● DATA EXCERPTS:
○ ○ ○
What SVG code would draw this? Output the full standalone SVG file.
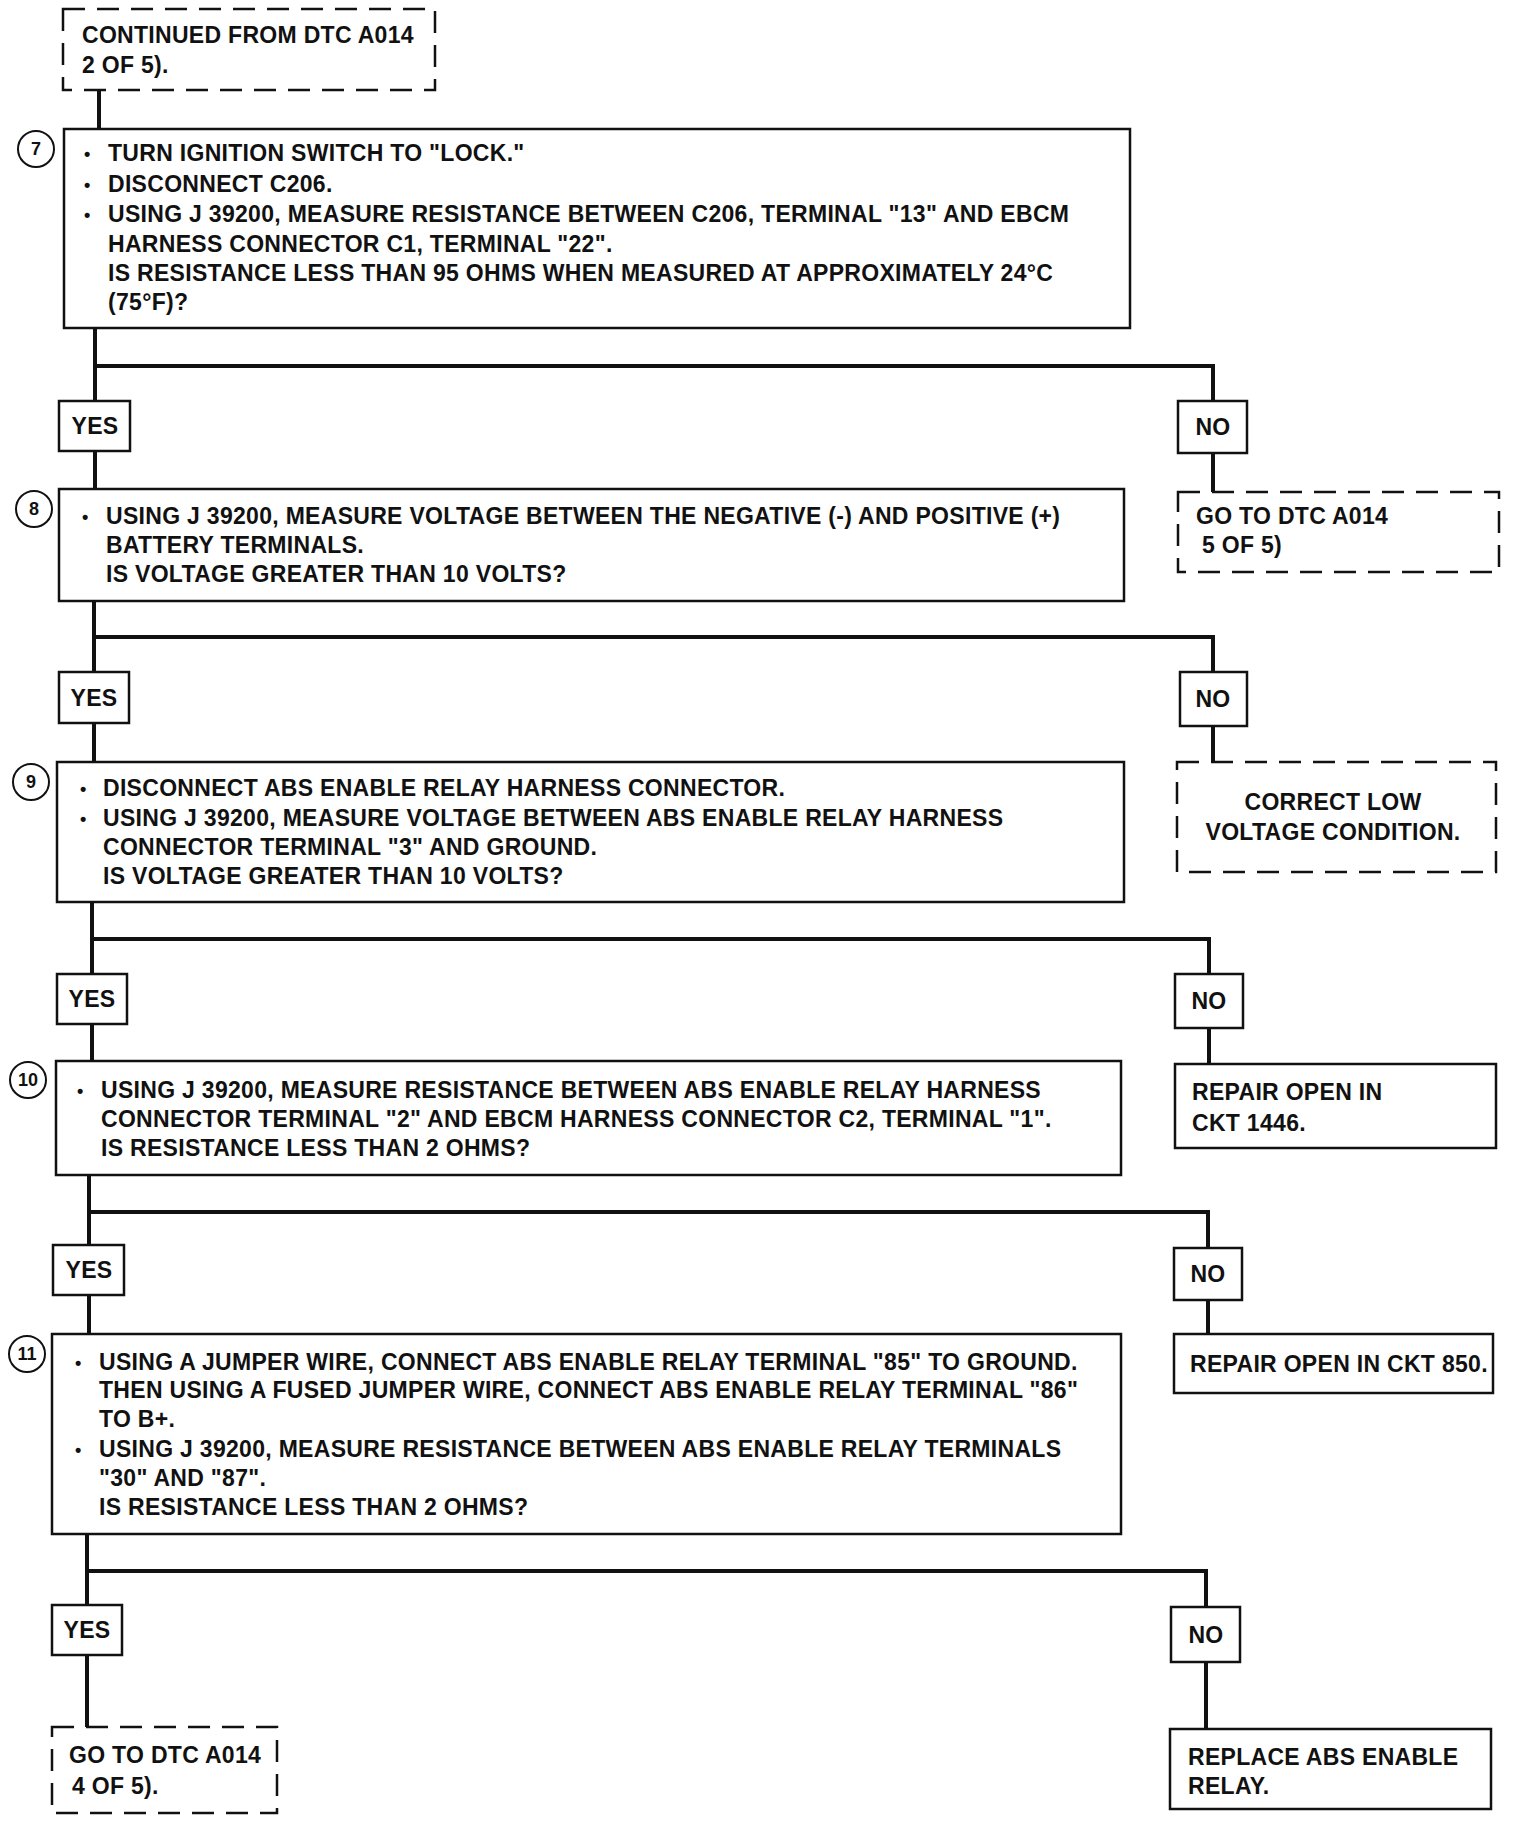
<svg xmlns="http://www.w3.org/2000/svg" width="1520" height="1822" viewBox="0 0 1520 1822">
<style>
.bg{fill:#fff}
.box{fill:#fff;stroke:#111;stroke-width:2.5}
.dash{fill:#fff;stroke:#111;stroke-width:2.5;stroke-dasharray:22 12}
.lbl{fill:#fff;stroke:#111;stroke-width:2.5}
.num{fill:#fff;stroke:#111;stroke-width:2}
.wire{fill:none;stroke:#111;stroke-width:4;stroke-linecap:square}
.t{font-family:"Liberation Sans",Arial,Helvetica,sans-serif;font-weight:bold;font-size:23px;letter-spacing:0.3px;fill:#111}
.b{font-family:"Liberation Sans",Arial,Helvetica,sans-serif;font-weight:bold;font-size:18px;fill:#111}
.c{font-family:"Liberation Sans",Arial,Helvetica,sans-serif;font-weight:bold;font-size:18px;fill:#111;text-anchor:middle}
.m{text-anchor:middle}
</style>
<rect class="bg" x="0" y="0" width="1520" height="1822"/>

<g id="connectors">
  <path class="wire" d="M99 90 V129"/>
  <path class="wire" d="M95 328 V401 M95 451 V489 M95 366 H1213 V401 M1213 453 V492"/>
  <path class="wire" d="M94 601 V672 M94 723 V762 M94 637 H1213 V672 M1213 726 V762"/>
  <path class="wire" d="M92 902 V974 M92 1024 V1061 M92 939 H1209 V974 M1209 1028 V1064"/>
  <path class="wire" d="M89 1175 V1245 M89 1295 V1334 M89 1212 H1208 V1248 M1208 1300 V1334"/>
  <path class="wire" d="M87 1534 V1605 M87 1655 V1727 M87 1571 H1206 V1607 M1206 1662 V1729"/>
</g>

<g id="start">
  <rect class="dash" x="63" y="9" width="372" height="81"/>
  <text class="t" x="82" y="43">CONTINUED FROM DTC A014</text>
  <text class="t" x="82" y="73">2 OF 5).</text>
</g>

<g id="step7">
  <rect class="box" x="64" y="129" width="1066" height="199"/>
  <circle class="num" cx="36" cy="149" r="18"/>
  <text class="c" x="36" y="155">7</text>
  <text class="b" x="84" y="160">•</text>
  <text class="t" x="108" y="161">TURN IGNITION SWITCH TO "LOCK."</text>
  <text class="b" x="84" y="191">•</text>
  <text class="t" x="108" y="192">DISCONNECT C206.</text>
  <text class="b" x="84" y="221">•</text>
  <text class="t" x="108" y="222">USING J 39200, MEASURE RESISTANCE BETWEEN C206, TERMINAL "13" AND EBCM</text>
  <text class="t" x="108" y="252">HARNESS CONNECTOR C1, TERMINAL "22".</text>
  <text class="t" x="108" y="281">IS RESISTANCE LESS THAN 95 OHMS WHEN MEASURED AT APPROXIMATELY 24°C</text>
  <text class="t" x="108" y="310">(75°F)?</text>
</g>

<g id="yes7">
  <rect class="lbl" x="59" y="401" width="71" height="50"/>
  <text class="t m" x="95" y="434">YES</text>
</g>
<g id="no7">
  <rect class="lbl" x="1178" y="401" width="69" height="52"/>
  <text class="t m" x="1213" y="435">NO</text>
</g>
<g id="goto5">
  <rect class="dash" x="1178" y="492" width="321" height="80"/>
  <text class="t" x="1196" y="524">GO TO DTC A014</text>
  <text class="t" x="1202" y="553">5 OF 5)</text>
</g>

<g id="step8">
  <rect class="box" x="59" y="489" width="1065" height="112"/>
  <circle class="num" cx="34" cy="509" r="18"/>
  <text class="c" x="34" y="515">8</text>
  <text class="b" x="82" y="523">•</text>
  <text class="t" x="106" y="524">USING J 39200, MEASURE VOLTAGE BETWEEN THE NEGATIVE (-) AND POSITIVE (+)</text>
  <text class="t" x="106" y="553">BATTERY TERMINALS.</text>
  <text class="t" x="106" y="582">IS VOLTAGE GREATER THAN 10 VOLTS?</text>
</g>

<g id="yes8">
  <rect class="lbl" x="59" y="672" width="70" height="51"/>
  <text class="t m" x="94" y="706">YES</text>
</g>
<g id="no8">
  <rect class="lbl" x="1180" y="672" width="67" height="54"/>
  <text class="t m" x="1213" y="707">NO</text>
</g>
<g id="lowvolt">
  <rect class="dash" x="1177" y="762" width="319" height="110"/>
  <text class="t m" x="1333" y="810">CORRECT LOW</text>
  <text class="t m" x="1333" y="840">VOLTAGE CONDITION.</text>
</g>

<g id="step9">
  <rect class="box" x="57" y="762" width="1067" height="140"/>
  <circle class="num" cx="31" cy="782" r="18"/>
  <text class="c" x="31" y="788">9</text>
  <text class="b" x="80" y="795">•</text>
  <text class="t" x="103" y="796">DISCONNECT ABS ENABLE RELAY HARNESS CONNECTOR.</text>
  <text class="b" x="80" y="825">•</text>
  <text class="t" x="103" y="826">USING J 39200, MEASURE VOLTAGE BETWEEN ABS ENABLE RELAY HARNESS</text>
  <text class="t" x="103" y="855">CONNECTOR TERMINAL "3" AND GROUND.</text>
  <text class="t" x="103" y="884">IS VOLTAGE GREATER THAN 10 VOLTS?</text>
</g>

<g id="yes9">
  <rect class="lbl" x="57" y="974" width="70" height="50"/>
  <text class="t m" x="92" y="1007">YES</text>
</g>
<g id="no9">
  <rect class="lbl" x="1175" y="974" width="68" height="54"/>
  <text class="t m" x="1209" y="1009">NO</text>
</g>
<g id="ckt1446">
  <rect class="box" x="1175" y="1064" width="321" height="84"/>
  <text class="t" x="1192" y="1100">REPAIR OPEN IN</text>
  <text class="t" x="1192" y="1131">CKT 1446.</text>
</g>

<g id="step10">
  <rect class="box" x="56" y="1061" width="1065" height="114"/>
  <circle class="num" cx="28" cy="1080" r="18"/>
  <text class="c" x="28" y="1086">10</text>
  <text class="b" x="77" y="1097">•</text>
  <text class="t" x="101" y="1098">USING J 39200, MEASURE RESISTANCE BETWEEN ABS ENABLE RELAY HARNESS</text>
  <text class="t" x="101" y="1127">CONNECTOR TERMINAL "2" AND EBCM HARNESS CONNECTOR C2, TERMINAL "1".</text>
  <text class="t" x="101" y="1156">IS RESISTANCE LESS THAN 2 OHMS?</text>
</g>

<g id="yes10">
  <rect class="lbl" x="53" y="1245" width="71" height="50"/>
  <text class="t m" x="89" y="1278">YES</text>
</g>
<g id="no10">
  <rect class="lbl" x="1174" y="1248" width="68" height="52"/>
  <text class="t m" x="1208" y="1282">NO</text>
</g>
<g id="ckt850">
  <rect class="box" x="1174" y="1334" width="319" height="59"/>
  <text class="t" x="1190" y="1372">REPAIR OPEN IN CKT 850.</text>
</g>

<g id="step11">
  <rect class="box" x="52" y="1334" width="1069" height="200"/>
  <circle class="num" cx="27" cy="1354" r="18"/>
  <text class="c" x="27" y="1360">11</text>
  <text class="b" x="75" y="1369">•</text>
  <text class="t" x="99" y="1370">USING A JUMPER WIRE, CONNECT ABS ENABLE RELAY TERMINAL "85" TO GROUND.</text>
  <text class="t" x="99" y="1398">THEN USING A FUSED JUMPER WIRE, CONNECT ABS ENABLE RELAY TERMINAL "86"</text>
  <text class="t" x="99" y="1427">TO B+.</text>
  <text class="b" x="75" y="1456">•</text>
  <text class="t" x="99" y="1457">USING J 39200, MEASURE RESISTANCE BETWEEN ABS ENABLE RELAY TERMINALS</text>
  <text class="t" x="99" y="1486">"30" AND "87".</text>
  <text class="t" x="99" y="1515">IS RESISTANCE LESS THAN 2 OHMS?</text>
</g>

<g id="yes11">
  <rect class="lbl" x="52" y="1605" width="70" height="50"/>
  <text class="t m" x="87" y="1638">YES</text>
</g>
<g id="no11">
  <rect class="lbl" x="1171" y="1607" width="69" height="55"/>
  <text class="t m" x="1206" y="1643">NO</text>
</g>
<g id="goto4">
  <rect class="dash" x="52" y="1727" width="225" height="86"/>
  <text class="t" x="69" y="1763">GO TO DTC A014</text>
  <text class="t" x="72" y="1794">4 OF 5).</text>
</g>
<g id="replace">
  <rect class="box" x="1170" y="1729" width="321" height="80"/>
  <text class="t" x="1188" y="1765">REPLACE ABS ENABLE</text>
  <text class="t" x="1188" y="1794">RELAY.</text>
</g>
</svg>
○ ○ ○
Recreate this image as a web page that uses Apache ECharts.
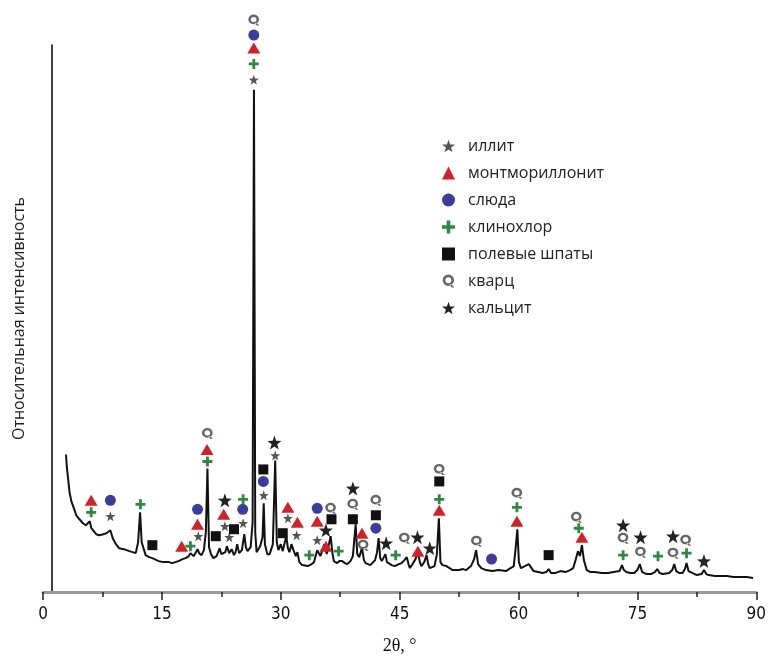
○ ○ ○
● WHAT YOU ARE ASKED TO DO: Collect the lines of the records that include the string "this".

● WORKED ANSWER:
What SVG code would draw this? Output the full standalone SVG file.
Recreate this image as a web page that uses Apache ECharts.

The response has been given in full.